** AIM OF THE TASK **
Look in the material below for the line with "Write a Python" and the line with "from matplotlib.patches import Rectangle", then set down exactly those two lines and all lines between, nothing more.

** Source code of charts **
········
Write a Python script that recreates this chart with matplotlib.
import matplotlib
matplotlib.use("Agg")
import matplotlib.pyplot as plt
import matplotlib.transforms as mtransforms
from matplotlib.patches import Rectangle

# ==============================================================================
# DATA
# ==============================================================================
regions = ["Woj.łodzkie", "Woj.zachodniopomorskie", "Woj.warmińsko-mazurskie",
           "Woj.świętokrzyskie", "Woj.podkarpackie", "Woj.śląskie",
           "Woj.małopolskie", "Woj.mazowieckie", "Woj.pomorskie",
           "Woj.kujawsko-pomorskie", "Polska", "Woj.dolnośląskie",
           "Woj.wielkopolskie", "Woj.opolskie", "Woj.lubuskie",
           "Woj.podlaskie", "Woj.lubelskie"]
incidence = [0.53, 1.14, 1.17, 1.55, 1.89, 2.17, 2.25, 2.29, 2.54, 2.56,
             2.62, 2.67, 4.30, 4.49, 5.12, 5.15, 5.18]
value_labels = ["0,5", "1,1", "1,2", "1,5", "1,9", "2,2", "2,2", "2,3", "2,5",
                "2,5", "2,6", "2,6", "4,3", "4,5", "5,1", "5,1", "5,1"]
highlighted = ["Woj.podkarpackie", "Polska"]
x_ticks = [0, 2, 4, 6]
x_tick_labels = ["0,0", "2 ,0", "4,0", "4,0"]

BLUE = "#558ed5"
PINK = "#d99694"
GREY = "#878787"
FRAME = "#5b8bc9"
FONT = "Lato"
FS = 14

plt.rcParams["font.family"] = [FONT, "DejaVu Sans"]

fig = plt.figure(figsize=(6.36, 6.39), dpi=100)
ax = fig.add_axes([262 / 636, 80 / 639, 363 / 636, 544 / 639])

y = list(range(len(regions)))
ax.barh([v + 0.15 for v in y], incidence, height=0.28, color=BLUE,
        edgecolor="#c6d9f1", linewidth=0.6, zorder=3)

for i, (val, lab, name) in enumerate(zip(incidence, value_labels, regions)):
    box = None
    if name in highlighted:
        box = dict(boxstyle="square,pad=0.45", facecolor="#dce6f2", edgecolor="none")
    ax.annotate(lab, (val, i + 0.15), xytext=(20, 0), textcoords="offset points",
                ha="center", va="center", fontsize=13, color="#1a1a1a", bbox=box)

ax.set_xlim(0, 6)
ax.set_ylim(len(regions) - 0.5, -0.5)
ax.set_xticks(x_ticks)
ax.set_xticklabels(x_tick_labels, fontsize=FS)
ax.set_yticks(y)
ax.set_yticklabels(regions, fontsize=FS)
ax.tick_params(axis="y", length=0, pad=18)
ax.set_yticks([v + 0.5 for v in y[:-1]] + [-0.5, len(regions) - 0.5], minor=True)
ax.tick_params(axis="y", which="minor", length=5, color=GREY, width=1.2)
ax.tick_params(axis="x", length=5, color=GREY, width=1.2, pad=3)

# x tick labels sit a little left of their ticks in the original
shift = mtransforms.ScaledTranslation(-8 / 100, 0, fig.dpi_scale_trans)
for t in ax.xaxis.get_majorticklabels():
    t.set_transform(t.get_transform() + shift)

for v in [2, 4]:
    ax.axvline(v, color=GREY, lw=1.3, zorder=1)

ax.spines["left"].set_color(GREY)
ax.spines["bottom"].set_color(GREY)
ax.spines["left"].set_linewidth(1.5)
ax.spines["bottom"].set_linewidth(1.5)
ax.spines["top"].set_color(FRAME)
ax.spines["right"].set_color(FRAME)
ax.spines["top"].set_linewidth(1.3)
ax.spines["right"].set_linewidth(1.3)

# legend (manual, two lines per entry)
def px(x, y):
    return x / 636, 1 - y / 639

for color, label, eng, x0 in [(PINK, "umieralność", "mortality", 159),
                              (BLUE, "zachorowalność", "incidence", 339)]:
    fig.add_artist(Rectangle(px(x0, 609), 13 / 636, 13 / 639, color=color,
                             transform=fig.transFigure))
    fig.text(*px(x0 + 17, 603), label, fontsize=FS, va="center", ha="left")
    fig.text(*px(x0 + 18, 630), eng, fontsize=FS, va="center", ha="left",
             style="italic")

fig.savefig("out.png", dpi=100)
········
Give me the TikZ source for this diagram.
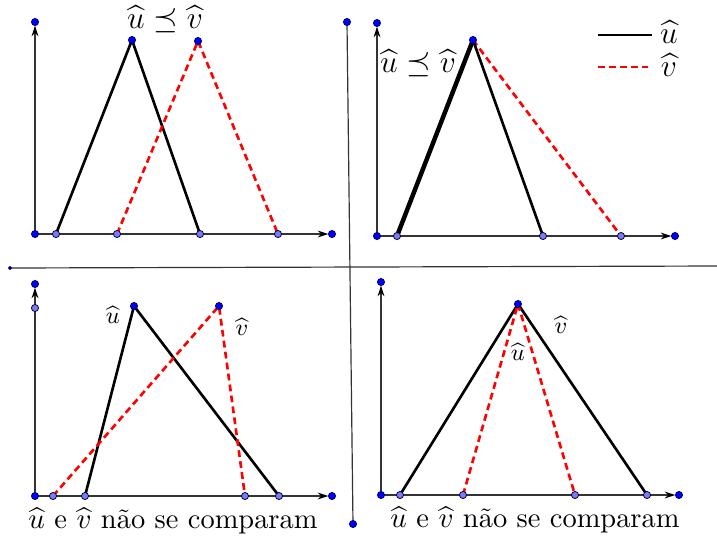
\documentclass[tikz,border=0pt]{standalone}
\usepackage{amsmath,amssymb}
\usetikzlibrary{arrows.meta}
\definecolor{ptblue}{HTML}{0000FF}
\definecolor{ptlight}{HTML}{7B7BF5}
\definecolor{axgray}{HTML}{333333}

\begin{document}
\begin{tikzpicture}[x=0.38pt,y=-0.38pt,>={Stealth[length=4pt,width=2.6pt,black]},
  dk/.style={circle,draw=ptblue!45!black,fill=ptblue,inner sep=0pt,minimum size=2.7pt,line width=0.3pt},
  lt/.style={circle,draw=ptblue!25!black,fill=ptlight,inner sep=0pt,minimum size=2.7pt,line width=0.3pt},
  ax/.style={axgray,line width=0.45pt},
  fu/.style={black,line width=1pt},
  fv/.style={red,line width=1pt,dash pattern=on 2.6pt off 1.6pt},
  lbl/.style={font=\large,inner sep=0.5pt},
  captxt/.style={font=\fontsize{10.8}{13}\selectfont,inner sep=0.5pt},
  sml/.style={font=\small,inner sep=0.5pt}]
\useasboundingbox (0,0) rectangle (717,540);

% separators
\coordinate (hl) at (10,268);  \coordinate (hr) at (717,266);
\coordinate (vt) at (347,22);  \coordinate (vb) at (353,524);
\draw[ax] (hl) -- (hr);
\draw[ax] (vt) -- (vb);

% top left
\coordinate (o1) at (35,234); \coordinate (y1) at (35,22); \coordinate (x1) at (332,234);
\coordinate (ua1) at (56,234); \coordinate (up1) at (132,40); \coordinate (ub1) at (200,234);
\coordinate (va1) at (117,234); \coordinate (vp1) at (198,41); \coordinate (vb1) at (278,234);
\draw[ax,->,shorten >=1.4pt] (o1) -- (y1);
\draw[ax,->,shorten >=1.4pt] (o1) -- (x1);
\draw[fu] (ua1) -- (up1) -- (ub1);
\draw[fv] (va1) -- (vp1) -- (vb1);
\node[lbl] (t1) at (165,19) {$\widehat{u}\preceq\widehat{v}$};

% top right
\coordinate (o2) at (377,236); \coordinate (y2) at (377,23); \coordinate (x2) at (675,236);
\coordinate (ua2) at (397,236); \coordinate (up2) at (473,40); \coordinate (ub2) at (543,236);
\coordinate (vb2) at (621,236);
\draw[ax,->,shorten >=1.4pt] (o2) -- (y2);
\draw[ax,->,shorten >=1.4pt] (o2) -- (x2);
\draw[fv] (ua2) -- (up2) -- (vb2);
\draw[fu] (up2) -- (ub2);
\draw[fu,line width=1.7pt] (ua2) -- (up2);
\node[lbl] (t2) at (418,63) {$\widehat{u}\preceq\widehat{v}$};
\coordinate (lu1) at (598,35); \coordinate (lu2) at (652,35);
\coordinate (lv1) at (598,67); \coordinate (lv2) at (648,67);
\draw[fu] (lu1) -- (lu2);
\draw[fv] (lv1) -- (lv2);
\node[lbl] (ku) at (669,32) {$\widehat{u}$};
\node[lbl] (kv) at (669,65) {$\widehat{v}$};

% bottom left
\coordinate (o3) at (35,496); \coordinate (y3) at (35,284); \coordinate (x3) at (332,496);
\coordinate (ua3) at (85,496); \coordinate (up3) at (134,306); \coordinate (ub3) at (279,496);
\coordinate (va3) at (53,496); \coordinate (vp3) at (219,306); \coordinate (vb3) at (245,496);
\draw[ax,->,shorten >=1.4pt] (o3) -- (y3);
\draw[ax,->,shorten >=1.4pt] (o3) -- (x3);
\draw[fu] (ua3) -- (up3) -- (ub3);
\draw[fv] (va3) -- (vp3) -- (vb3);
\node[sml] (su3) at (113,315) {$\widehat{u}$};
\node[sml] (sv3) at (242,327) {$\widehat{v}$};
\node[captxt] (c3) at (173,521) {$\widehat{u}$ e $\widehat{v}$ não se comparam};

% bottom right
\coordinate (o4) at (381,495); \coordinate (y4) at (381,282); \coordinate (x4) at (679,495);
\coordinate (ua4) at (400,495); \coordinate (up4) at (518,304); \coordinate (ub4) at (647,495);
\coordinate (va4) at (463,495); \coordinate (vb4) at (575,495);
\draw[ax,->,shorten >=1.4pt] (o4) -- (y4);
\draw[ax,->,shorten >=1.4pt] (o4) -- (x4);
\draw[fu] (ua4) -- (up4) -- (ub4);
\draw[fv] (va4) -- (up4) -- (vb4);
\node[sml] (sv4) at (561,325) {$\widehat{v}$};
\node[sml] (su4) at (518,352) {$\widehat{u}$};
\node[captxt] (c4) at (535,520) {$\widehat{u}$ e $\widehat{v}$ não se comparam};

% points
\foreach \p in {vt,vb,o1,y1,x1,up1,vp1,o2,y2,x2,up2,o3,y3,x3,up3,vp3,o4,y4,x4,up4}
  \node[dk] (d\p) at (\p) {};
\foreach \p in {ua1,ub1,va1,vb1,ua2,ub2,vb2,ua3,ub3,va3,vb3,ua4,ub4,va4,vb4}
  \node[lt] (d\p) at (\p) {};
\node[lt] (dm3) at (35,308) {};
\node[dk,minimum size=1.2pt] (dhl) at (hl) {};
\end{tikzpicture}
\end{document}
········
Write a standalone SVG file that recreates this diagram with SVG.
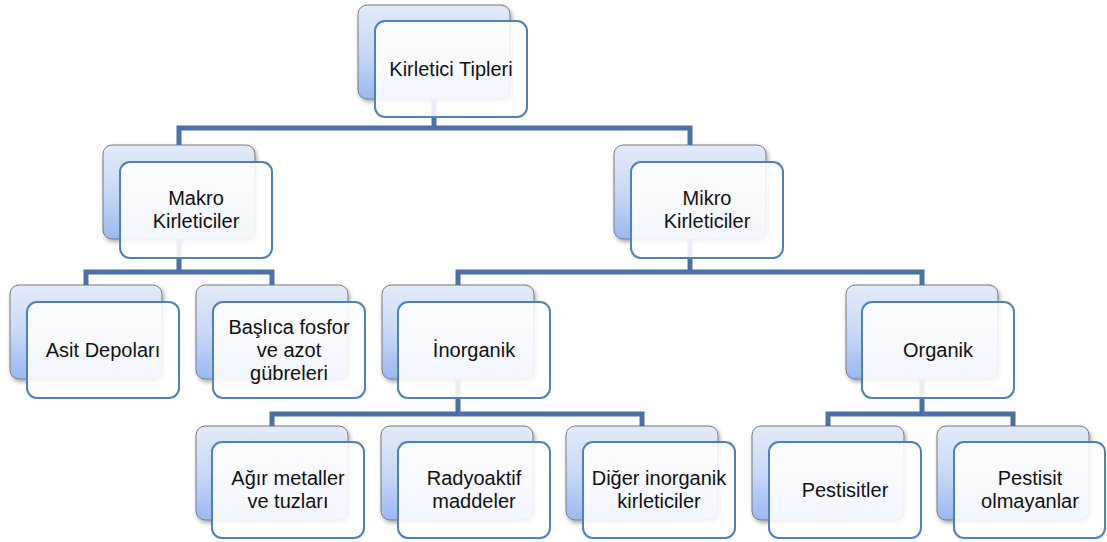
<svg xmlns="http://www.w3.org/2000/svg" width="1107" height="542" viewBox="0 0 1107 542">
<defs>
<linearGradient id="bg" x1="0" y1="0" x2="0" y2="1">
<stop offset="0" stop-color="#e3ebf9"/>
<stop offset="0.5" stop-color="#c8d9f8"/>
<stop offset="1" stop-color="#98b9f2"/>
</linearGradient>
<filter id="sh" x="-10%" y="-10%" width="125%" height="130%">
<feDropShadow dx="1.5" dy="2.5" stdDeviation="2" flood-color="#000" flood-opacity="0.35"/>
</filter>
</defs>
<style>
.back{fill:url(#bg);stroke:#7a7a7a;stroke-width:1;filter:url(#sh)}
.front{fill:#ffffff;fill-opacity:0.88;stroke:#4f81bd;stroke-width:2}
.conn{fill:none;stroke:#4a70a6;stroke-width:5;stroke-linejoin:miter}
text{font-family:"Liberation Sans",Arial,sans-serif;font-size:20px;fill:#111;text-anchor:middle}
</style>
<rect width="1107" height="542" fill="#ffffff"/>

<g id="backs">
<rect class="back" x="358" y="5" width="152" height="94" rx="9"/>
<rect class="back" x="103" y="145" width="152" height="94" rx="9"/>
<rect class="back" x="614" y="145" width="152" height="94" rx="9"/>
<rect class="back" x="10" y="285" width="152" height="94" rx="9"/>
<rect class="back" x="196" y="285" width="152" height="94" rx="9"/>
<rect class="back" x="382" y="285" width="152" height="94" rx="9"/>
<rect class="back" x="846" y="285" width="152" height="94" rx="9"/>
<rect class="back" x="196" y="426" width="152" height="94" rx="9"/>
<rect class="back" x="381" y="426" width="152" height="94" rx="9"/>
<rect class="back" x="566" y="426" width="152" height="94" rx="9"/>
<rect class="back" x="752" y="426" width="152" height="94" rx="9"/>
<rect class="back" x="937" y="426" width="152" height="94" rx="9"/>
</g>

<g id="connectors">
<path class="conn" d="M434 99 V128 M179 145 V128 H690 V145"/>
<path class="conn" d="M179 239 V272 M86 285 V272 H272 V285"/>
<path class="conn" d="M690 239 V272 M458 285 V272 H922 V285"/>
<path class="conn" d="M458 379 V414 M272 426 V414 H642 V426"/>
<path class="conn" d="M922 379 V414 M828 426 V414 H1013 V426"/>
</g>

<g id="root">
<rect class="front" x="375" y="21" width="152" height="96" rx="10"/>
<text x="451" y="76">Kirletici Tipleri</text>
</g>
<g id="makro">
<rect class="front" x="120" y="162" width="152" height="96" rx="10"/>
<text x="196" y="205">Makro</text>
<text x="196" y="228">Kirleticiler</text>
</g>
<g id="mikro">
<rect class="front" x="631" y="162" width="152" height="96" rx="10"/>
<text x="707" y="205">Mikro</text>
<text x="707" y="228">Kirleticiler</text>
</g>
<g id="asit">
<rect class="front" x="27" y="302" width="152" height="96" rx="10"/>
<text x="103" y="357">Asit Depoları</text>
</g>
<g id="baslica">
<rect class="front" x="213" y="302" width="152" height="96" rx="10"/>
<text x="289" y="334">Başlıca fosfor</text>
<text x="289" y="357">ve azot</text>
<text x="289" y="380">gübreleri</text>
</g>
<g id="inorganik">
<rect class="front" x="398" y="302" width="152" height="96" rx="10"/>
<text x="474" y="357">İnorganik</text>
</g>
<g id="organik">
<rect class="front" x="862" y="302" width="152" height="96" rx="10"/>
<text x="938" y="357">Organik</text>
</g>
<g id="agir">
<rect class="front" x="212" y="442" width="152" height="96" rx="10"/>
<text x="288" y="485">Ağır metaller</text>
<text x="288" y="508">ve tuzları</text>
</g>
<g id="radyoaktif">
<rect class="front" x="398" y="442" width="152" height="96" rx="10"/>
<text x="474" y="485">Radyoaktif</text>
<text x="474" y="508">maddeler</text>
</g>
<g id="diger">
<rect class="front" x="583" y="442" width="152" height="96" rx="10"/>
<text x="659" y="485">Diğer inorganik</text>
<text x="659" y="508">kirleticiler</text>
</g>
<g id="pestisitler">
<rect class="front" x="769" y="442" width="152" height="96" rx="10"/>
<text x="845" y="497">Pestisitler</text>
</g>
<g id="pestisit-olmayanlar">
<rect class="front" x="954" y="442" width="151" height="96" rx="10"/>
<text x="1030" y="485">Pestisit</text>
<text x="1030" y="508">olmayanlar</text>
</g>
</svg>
········
** TASK RESPONSE **
Write a Python script that recreates this chart with matplotlib.
import matplotlib
matplotlib.use("Agg")
import matplotlib.pyplot as plt
import matplotlib.transforms as mtransforms
from matplotlib.patches import Rectangle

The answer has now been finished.